What are the implications for Israel?

Israel has no influence over internal events in Syria or Lebanon. Its interest is in a quiet northern border. For as long as Hezbollah is able to maintain its independent military infrastructure in Lebanon, the threat of an attack on Israel remains. Hezbollah has extensively rearmed to recoup the losses it incurred in the 2006 Second Lebanon War. It is now estimated to have an arsenal of 40,000 rockets, including precision guided missiles that can reach all parts of Israel. It has also deliberately deployed its weapons in villages to make them harder for Israel to target in any future conflict.

Whilst the situation in Syria may be putting Hezbollah under pressure, no immediate threat to Hezbollah’s military infrastructure currently exists. However, should Assad fall, this would represent a major loss for the Iran-led bloc in general, and for Hezbollah in particular. It would deprive Hezbollah of its key local backer, the principle conduit for its weapons supplies and the guarantor of its unique status in Lebanon. It would no longer be able to rely on Syria’s cooperation during any future conflict with Israel.

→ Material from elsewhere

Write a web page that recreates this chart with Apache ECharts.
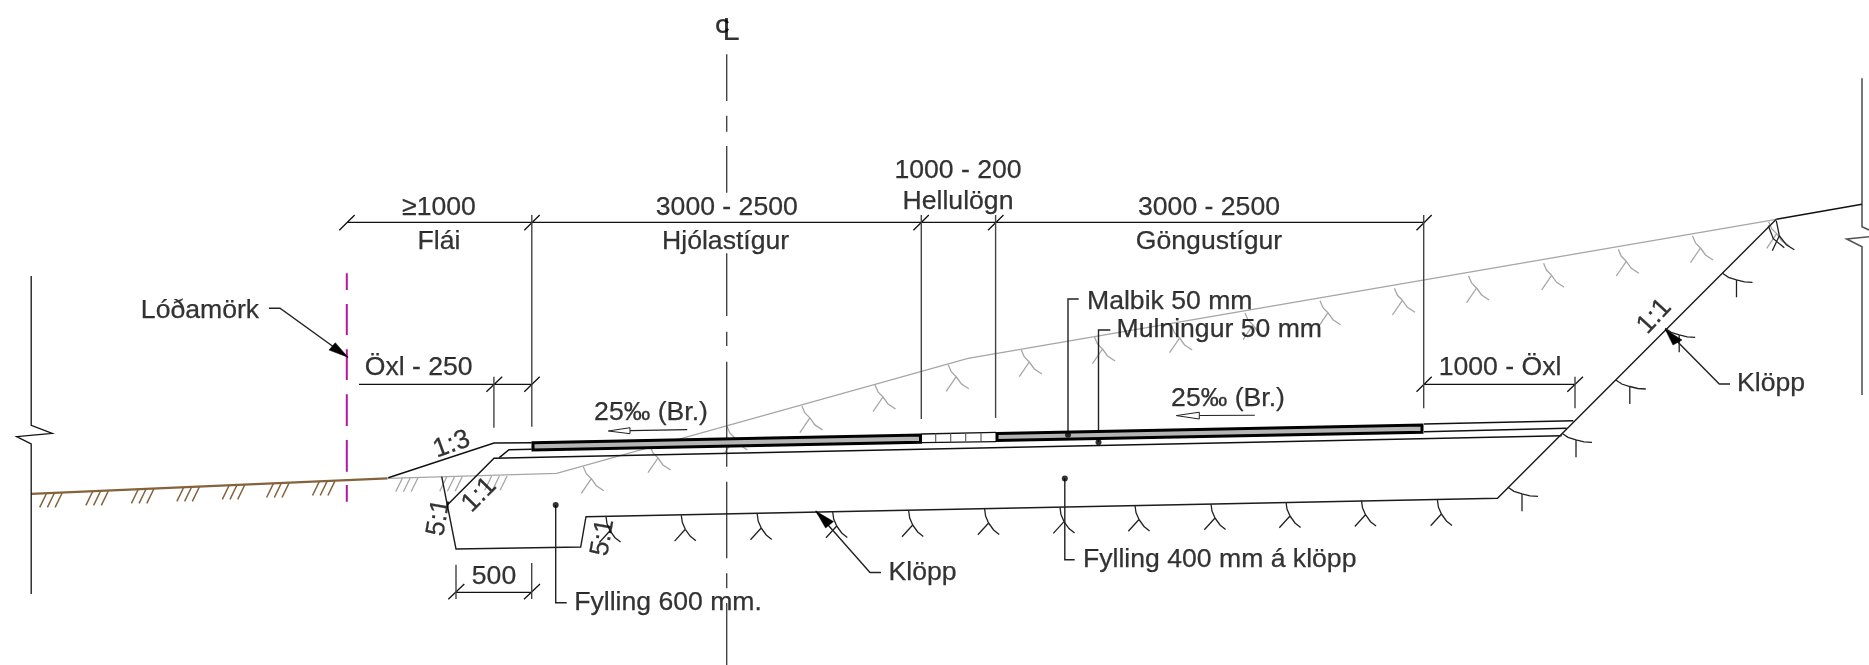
<!DOCTYPE html>
<html>
<head>
<meta charset="utf-8">
<style>html,body{margin:0;padding:0;background:#fff}#c{width:1869px;height:665px}</style>
<script src="https://cdn.jsdelivr.net/npm/echarts@6/dist/echarts.min.js"></script>
</head>
<body>
<div id="c"></div>
<script>
// Drawing coordinates (x, y in drawing units)
const groundLine = [[31.2,493.8],[387.5,478.3]];
const existingSurface = [[387.5,478.3],[556.7,473.3],[968,358.3],[1776.3,219.3]];
const farRightSurface = [[1776.3,219.3],[1862,204.3]];
const leftBreakLine = [[31.2,276],[31.2,425.3],[52.2,433.3],[16.6,436.7],[31.2,444],[31.2,594]];
const rightBreakLine = [[1862,78.3],[1862,226.7],[1869,230],null,[1869,236.7],[1846.7,239],[1862,246.7],[1862,395]];
const propertyLineDashes = [[346.8,273.3],[346.8,290],null,[346.8,304],[346.8,335],null,[346.8,349.3],[346.8,380],null,[346.8,394.3],[346.8,426],null,[346.8,440],[346.8,471.7],null,[346.8,485],[346.8,501.7]];
const centreLineDashes = [[726.7,54.3],[726.7,101],null,[726.7,115.7],[726.7,131.7],null,[726.7,146],[726.7,192.7],null,[726.7,253.3],[726.7,316],null,[726.7,331.7],[726.7,346],null,[726.7,361.7],[726.7,466.7],null,[726.7,481.7],[726.7,558.3],null,[726.7,573.3],[726.7,588.3],null,[726.7,603],[726.7,665]];
const slopeAndShoulder = [[388.3,477.7],[494,443],[531.7,442.7]];
const asphaltUnderLeft = [[499.3,457.7],[509,449.7],[531.7,449.3]];
const subbaseLine = [[447.3,505],[494,458.3],[1561.7,435.7]];
const shoulderTop = [[1424,424],[1573.3,420.7]];
const shoulderBottom = [[1424,431.7],[1566.7,428.3]];
const excavation = [[441.7,476.7],[456,549],[580.7,547],[586,516.7],[1497.5,498.3],[1776.3,219.3]];
const dimensionLines = [
  [[347,222.3],[1423.7,222.3]], [[339.3,230.3],[354.7,215]], [[524.3,230.3],[539.7,215]],
  [[913.4,230.3],[928.8,215]], [[988,230.3],[1003.5,215]], [[1416.5,230.3],[1431.7,215]],
  [[359,384.3],[531.8,384.3]], [[486.4,391.7],[502.2,376.7]], [[524.3,391.7],[539.7,376.7]],
  [[1423.7,384.3],[1575,384.3]], [[1416.5,391.7],[1431.7,376.7]], [[1567.3,391.7],[1583,376.7]],
  [[456,592.3],[531.7,592.3]], [[448.3,599.3],[464.3,584]], [[524,599.3],[540,584]]
];
const extensionLines = [
  [[531.8,215],[531.8,426.7]], [[921.3,215],[921.3,419]], [[995.6,215],[995.6,418]], [[1423.7,215],[1423.7,408.3]],
  [[493.9,376.7],[493.9,427.7]], [[1575,376.7],[1575,408.3]],
  [[456,564.7],[456,599]], [[531.7,563],[531.7,599]]
];
const leaderLines = [
  [[268.9,308.3],[280,308.3],[348,357.3]],
  [[881,572.5],[870,572.5],[815.7,511]],
  [[1730,384],[1719.3,384],[1665.2,329.3]],
  [[1078.7,299],[1068,299],[1068,434.7]],
  [[1110.3,330],[1098.5,330],[1098.5,442.3]],
  [[1074.7,559.8],[1064.8,559.8],[1064.8,478.4]],
  [[566.7,602.7],[555.7,602.7],[555.7,505]]
];
const slopeArrowShafts = [[[630,430.6],[687.2,429.6]], [[1199.3,415.5],[1254.8,415.3]]];
const leaderDots = [[1068,434.7],[1098.5,442.3],[1064.8,478.4],[555.7,505]];
const paverDividers = [[935.7,433.4],[950.7,433.2],[965.7,433],[981,432.7]];
const paverEdges = [[[921.7,434],[996,432.4]], [[921.7,442.7],[996,441.6]]];
const brownHatchAnchors = [[46.7,493],[92.9,491],[138.4,489],[183.9,487],[229.3,485],[273.6,483.2],[319.5,481.2]];
const greyHatchAnchors = [[402.7,477.5],[446.7,477],[491.7,476]];
const greyRockAnchors = [[583.3,466.7],[650,446],[726.8,426],[801.9,405.9],[875,385],[948.2,364.7],[1021.3,350],[1094.5,337],[1171.6,326],[1245,313],[1320,300.7],[1394.4,288.3],[1468.6,276],[1543.6,263.3],[1618.3,249.3],[1692.5,236],[1768.7,221.7]];
const floorRockAnchors = [[606,516.7],[681.3,515.3],[757.2,514],[832.7,512],[908.7,511],[984.6,509],[1060,507.6],[1135,505.5],[1211,504],[1286,502],[1361.5,500.7],[1437.4,500]];
const slopeRockAnchors = [[1508,487.3],[1562,433.3],[1615.8,380],[1665.2,328.3],[1722.5,273.3]];
const crestRockAnchor = [[1776.3,220.7]];
const asphaltPlates = [
  [[533,442.8],[920.5,435.1],[920.5,442.2],[533,450]],
  [[997,433.6],[1422,425.1],[1422,432.2],[997,440.4]]
];
const solidArrowHeads = [
  [[348,357.3],[329,350],[335.3,342.7]],
  [[815.7,511],[825.6,528],[833.5,521.6]],
  [[1665.2,329.3],[1673,345],[1682,340]]
];
const openArrowHeads = [
  [[608.3,431],[630,427.7],[630,433.7]],
  [[1176.3,415.6],[1199.3,412.2],[1199.3,419]]
];
const labelTexts = ['≥1000','Flái','Lóðamörk','Öxl - 250','3000 - 2500','Hjólastígur','1000 - 200','Hellulögn','3000 - 2500','Göngustígur','Malbik 50 mm','Mulningur 50 mm','25‰ (Br.)','25‰ (Br.)','1000 - Öxl','Klöpp','Klöpp','Fylling 400 mm á klöpp','Fylling 600 mm.','500','1:3','1:1','5:1','5:1','1:1'];
const labelX = [439,439,200,418.7,726.8,725.6,958,958,1209,1209,1087,1116.5,651,1228,1500,888.5,1737,1083,574.2,494,451.7,479.3,439,603,1654.4];
const labelY = [207.5,241.5,310.5,367.5,208,242,170.3,201.5,207.5,242,301.3,329.3,412.5,398.5,367.5,572.5,383.5,559.5,602.5,576.5,444.5,495,517.5,537.5,316.5];
const labelRotate = [0,0,0,0,0,0,0,0,0,0,0,0,0,0,0,0,0,0,0,0,20,45,80,80,47];
const labelLeftAligned = [10,11,15,16,17,18];

// Small repeated symbols, relative to an anchor on the drawing
const hatchGlyph = [[[0,0],[-7,14.3]],[[7.7,0],[0.7,14.3]],[[15.4,0],[8.4,14.3]]];
const greyRockGlyph = [[[0,0],[3,7],[8,12]],[[8,12],[-2,26.7]],[[8,12],[13,19],[20.6,24]]];
const floorRockGlyph = [[[0,0],[1,7],[4,14]],[[4,14],[-6.7,25.8]],[[4,14],[9,21],[14.6,25.4]]];
const slopeRockGlyph = [[[0,0],[6,4],[14,6.5],[22,8.5],[30,9]],[[14,6.5],[14,24]]];
const crestRockGlyph = [[[0,0],[3,15],[10,24],[18,29]],[[3,15],[-4,30]],[[-8,5],[-3,18],[8,27]]];

function glyphs(anchors, glyph){
  const out = [];
  anchors.forEach(a => glyph.forEach(part => {
    part.forEach(p => out.push([a[0]+p[0], a[1]+p[1]]));
    out.push(null);
  }));
  return out;
}
function joined(lines){
  const out = [];
  lines.forEach(l => { l.forEach(p => out.push(p)); out.push(null); });
  return out;
}
function line(points, color, width, z){
  return {type:'line', data:points.map(p => p ? p : ['-','-']), showSymbol:false, symbol:'none', silent:true,
    connectNulls:false, animation:false, clip:false, z:z||2, lineStyle:{color:color, width:width, cap:'butt', join:'miter'}};
}
function polygons(list, fill, stroke, width, z){
  return {type:'custom', coordinateSystem:'cartesian2d', silent:true, animation:false, clip:false, z:z,
    data:list.map((_, i) => [i]),
    encode:{x:[], y:[]},
    renderItem:(params, api) => ({type:'polygon',
      shape:{points:list[api.value(0)].map(p => api.coord(p))},
      style:{fill:fill, stroke:stroke, lineWidth:width, lineJoin:'miter'}})
  };
}
const paverLines = paverDividers.map(p => [p, [p[0], p[1]+8.6]]);
const black = '#111111', dim = '#444444', grey = '#a6a6a6', brown = '#84623c', magenta = '#b5179e';
const FONT = '"Liberation Sans", Arial, sans-serif';

const labelData = labelTexts.map((t, i) => ({
  value:[labelX[i], labelY[i]],
  label:{formatter:() => t, rotate:labelRotate[i], align:labelLeftAligned.includes(i) ? 'left' : 'center'}
}));

const chart = echarts.init(document.getElementById('c'), null, {renderer:'canvas'});
chart.setOption({
  animation:false, backgroundColor:'#ffffff',
  grid:{left:0, right:0, top:0, bottom:0, containLabel:false},
  xAxis:{type:'value', min:0, max:1869, show:false},
  yAxis:{type:'value', min:0, max:665, inverse:true, show:false},
  tooltip:{show:false}, legend:{show:false},
  series:[
    line(existingSurface, grey, 1.3, 1),
    line(glyphs(greyRockAnchors, greyRockGlyph), grey, 1.3, 1),
    line(glyphs(greyHatchAnchors, hatchGlyph), grey, 1.3, 1),
    line(groundLine, brown, 2.2, 2),
    line(glyphs(brownHatchAnchors, hatchGlyph), brown, 1.5, 2),
    line(propertyLineDashes, magenta, 2, 2),
    line(centreLineDashes, dim, 1.4, 2),
    line(leftBreakLine, black, 1.3, 2),
    line(rightBreakLine, '#555555', 1.6, 2),
    line(farRightSurface, black, 1.4, 2),
    line(slopeAndShoulder, black, 1.5, 2),
    line(asphaltUnderLeft, black, 1.5, 2),
    line(subbaseLine, black, 1.4, 2),
    line(shoulderTop, black, 1.4, 2),
    line(shoulderBottom, black, 1.4, 2),
    line(excavation, '#1c1c1c', 1.4, 2),
    line(glyphs(floorRockAnchors, floorRockGlyph), '#222222', 1.3, 2),
    line(glyphs(slopeRockAnchors, slopeRockGlyph), '#222222', 1.3, 2),
    line(glyphs(crestRockAnchor, crestRockGlyph), '#222222', 1.3, 2),
    line(joined(dimensionLines), '#111111', 1.3, 3),
    line(joined(extensionLines), dim, 1.4, 3),
    line(joined(leaderLines), '#222222', 1.4, 3),
    line(joined(slopeArrowShafts), '#222222', 1.1, 3),
    line(joined(paverEdges), black, 1.3, 3),
    line(joined(paverLines), '#555555', 1.1, 3),
    polygons(asphaltPlates, '#b4b4b4', '#000000', 3, 5),
    polygons(solidArrowHeads, '#000000', '#000000', 0.5, 6),
    polygons(openArrowHeads, '#ffffff', '#222222', 1, 6),
    {type:'scatter', data:leaderDots, symbolSize:6, silent:true, itemStyle:{color:'#000'}, z:7, animation:false},
    {type:'scatter', data:labelData, symbolSize:1, silent:true, itemStyle:{color:'rgba(0,0,0,0)'}, z:10, animation:false, clip:false,
      label:{show:true, position:'inside', color:'#000000', fontFamily:FONT, fontSize:26.6, verticalAlign:'middle', textBorderColor:'#000000', textBorderWidth:0.25}},
    {type:'scatter', data:[[722.5,27.5]], symbolSize:1, silent:true, itemStyle:{color:'rgba(0,0,0,0)'}, z:10, animation:false,
      label:{show:true, position:'inside', formatter:'C', color:'#000', fontFamily:FONT, fontWeight:'bold', fontSize:20, verticalAlign:'middle'}},
    {type:'scatter', data:[[731,31.5]], symbolSize:1, silent:true, itemStyle:{color:'rgba(0,0,0,0)'}, z:10, animation:false,
      label:{show:true, position:'inside', formatter:'L', color:'#000', fontFamily:FONT, fontSize:31, verticalAlign:'middle'}}
  ]
});
</script>
</body>
</html>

In the short term, however, there is the possibility of Hezbollah raising tensions with Israel, as a means to divert attention from the pressure on Assad, or to widen the circle of conflict. Hezbollah has been effectively deterred from attacking Israel following the damage it incurred during the Second Lebanon War. Nonetheless, the stakes for Hezbollah are very high. In a televised speech on 11 November, Nasrallah threatened that, ‘a war on Iran and Syria will not be confined to these two states but will spread to other countries in the region’. The possibility of Syria and Hezbollah trying in some way to widen the conflict, therefore, cannot be ruled out.